[DATA EXCERPT start]
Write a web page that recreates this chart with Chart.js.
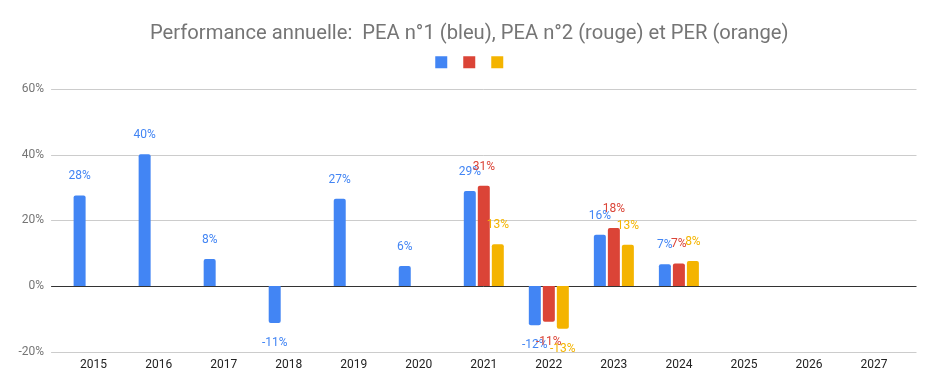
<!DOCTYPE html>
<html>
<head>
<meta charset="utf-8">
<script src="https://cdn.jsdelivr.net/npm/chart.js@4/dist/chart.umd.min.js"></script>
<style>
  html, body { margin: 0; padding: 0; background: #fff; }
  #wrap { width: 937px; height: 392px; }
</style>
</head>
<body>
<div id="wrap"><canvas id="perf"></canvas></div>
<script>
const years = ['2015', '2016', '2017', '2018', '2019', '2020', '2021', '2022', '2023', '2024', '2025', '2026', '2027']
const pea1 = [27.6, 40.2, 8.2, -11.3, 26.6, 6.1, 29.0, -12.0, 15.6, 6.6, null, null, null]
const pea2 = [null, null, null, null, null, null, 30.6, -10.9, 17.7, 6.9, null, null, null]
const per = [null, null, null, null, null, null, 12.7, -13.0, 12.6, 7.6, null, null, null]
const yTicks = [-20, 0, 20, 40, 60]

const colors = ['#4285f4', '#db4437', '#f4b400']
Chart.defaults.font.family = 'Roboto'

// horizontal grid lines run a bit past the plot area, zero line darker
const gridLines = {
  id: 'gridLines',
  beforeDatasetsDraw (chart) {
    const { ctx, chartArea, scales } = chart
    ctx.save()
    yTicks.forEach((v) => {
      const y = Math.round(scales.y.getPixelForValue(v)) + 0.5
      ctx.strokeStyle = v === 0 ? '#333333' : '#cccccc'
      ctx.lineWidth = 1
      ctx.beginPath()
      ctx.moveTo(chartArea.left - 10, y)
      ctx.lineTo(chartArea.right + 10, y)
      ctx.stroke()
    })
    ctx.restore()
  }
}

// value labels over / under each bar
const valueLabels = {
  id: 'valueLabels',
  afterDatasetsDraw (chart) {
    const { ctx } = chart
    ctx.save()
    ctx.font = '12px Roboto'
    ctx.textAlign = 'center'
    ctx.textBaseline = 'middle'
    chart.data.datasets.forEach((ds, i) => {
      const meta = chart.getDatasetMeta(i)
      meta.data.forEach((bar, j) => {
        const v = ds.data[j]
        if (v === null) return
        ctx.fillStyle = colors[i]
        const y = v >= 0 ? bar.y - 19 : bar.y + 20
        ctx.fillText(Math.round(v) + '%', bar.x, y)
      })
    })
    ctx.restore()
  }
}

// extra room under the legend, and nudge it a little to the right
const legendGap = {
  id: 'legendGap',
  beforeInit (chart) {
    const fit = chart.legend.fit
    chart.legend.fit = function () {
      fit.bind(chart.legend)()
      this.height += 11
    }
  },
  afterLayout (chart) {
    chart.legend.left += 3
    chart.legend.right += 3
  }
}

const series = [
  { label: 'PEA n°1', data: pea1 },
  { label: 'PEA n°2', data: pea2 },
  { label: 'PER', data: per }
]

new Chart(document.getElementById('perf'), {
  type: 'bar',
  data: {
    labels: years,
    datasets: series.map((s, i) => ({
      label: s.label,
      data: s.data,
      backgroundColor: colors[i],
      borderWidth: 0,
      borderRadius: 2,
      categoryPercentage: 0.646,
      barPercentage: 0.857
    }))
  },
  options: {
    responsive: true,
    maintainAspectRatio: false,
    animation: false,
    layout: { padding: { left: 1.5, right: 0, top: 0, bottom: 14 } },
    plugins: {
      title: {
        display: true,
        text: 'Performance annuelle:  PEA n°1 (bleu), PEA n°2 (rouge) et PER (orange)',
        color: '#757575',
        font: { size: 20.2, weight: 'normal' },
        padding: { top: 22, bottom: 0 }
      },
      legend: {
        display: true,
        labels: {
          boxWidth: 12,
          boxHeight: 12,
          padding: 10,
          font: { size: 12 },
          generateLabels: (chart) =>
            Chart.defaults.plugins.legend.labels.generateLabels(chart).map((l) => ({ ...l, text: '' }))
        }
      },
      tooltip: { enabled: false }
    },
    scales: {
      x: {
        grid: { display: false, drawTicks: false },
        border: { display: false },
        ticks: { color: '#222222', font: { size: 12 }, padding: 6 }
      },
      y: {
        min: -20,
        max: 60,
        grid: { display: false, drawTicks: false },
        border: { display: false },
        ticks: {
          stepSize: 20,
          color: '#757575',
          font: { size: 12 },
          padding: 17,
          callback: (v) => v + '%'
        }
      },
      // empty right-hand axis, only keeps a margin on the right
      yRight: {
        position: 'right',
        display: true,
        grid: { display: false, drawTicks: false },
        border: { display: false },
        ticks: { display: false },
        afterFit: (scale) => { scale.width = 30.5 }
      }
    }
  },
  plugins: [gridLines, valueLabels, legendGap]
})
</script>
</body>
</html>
[DATA EXCERPT end]
(OBJECTIVE): Search the lines above for the string "this", then show every one that has it.

(SOLVED EXERCISE):
Write a web page that recreates this chart with Chart.js.
      this.height += 11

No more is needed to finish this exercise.